# YOUR INSTRUCTIONS:
Copy the lines of the data below exactly, starting at the first and stopping after the line that contains "const seriesLabels = ['15"; include no pictures.

--------

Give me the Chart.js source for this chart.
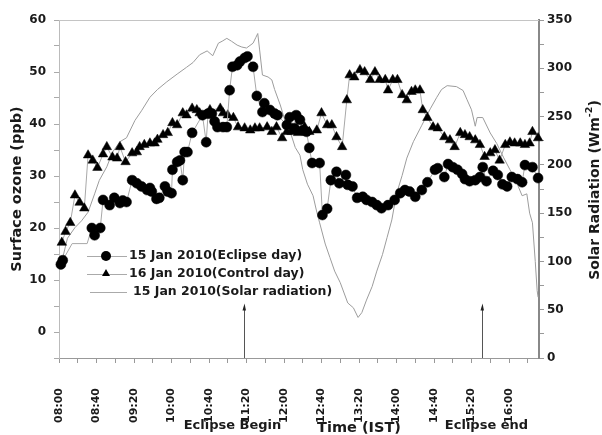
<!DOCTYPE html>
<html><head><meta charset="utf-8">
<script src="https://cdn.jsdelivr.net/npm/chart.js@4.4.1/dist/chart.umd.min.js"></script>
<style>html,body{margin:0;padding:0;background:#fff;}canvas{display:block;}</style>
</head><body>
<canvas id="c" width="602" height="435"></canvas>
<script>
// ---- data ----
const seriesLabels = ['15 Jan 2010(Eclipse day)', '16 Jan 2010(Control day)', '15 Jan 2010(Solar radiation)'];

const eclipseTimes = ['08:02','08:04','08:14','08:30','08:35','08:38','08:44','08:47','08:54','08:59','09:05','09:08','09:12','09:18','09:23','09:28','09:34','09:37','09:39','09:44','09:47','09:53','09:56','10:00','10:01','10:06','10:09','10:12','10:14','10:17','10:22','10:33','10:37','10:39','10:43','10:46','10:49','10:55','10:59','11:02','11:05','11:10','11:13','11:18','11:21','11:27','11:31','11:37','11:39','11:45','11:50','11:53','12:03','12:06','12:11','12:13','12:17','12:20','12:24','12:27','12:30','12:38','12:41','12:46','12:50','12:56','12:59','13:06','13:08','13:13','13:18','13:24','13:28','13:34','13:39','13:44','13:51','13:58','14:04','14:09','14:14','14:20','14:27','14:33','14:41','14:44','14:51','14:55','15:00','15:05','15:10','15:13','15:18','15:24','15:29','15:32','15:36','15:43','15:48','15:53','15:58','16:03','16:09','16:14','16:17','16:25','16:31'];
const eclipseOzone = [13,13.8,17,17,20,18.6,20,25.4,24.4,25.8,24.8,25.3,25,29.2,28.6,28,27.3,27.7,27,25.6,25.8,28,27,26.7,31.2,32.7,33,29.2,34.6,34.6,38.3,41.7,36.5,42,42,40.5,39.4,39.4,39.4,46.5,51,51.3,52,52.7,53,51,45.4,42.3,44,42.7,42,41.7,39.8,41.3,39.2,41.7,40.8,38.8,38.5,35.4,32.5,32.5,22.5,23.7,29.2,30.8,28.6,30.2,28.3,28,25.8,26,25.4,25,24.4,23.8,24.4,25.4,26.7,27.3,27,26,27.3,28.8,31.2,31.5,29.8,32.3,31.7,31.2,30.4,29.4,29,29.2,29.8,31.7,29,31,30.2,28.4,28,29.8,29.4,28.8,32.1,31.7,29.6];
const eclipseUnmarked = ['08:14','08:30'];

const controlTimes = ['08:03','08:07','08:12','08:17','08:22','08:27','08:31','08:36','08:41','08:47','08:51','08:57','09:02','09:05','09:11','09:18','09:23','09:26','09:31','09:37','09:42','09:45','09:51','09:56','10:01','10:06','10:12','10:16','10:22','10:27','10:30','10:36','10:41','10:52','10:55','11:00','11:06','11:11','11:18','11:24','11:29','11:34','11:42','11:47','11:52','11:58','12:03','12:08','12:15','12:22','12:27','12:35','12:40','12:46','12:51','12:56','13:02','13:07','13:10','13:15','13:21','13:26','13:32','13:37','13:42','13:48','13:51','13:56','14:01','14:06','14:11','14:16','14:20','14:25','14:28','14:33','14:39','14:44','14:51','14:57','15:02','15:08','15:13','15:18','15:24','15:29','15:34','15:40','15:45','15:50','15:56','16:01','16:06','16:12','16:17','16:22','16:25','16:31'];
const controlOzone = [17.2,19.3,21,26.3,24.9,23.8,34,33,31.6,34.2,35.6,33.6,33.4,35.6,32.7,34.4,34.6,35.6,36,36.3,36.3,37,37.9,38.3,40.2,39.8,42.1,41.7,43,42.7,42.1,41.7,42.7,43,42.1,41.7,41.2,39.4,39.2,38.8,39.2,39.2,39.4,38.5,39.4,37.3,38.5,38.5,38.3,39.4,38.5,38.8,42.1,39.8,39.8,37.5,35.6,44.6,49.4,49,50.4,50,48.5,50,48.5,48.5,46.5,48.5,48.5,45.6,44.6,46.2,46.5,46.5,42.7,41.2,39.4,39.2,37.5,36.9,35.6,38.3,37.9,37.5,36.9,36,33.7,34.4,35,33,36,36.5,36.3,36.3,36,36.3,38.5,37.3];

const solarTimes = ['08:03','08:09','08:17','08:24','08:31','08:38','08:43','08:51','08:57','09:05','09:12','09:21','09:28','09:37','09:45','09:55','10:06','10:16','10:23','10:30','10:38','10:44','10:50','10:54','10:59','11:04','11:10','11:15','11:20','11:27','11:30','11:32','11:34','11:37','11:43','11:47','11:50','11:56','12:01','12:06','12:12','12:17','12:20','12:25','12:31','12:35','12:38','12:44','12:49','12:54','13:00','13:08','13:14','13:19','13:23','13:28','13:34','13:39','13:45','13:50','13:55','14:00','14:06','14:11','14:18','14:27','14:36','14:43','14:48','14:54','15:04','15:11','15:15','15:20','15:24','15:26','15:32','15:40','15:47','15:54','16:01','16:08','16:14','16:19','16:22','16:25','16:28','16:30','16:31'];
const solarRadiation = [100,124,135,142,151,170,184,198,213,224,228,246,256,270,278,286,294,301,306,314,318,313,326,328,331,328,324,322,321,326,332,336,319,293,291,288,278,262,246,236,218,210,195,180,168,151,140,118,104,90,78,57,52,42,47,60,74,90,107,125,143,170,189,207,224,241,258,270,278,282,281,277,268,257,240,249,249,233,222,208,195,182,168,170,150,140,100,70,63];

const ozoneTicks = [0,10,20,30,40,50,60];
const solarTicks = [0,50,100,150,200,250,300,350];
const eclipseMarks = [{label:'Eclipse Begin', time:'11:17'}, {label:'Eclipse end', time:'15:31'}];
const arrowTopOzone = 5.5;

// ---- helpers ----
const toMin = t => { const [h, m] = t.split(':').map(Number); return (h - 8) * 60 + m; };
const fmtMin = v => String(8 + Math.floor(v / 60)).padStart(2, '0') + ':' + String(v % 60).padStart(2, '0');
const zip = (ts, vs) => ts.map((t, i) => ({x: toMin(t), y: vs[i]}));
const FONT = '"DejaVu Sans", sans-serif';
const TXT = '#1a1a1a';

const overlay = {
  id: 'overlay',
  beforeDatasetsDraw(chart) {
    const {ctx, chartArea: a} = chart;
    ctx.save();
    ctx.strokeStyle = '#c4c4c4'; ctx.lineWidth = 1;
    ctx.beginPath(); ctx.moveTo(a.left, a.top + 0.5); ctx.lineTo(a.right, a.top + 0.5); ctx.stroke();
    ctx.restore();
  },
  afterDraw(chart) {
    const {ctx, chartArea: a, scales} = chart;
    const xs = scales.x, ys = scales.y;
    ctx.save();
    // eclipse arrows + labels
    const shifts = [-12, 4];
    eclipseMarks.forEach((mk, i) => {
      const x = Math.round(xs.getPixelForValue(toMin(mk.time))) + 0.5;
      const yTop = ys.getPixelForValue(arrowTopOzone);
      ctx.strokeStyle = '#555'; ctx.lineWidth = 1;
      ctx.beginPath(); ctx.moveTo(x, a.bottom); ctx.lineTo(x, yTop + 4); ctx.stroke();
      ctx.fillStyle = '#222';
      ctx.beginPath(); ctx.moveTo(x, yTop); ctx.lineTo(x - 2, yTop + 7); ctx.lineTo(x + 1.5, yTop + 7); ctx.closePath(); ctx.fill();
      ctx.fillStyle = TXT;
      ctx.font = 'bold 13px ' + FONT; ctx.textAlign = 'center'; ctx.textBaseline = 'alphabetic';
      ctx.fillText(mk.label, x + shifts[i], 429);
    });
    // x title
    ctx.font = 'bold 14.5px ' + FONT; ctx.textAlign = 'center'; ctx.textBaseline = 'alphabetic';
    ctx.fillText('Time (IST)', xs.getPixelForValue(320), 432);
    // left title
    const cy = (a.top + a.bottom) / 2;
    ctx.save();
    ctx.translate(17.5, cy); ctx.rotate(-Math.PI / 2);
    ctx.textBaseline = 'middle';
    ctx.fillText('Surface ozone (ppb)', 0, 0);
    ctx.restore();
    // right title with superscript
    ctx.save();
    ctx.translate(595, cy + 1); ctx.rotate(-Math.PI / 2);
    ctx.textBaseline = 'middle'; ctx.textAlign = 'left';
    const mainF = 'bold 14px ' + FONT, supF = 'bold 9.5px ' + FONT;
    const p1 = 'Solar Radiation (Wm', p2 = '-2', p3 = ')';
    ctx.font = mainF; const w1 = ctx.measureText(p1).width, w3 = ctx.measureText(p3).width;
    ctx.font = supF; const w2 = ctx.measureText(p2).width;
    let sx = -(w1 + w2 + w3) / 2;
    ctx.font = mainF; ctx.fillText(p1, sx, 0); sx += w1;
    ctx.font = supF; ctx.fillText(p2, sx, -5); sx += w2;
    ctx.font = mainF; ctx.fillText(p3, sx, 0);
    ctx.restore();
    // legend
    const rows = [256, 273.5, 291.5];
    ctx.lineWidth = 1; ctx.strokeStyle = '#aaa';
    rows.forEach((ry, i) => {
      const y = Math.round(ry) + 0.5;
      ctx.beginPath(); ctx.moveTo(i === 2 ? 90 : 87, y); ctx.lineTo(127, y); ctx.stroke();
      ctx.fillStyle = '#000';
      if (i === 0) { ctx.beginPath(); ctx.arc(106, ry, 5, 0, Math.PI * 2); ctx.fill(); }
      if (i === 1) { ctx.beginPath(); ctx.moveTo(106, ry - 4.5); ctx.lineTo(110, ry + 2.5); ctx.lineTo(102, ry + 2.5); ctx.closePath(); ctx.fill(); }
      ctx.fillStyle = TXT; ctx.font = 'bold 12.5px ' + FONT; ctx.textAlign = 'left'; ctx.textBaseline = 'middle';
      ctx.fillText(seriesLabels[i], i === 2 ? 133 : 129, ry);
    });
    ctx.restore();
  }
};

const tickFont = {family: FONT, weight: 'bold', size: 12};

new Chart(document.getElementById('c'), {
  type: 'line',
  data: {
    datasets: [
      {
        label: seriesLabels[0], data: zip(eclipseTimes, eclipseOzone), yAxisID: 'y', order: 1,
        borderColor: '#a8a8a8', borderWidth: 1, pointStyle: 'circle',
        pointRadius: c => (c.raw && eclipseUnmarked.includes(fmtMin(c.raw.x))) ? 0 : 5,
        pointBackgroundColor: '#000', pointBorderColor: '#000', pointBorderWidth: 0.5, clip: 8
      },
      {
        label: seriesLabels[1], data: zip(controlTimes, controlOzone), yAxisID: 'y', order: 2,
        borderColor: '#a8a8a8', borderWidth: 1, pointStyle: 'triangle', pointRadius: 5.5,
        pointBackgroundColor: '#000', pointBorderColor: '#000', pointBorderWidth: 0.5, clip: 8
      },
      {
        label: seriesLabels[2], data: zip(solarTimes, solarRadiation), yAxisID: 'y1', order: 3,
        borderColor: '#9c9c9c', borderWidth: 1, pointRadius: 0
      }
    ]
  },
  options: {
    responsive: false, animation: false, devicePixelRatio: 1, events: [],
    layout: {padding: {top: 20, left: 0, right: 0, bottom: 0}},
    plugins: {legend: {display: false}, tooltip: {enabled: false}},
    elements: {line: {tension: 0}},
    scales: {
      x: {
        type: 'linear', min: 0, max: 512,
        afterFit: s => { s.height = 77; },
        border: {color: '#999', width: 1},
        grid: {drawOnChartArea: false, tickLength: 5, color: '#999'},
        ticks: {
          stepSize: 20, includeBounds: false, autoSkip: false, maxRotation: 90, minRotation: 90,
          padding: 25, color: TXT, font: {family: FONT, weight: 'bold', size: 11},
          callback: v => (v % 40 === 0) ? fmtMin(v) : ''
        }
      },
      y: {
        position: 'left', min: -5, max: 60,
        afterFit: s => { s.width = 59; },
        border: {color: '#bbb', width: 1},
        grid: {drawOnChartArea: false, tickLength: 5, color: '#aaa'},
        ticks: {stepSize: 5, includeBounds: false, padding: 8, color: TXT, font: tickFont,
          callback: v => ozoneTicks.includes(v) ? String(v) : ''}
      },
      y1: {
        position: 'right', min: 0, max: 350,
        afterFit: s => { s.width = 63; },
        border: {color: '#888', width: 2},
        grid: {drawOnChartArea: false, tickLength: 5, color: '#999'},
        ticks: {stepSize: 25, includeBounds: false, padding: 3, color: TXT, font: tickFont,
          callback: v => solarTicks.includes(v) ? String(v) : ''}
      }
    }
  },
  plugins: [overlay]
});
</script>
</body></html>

--------

# RESULT OF THE EXERCISE:
Give me the Chart.js source for this chart.
<!DOCTYPE html>
<html><head><meta charset="utf-8">
<script src="https://cdn.jsdelivr.net/npm/chart.js@4.4.1/dist/chart.umd.min.js"></script>
<style>html,body{margin:0;padding:0;background:#fff;}canvas{display:block;}</style>
</head><body>
<canvas id="c" width="602" height="435"></canvas>
<script>
// ---- data ----
const seriesLabels = ['15 Jan 2010(Eclipse day)', '16 Jan 2010(Control day)', '15 Jan 2010(Solar radiation)'];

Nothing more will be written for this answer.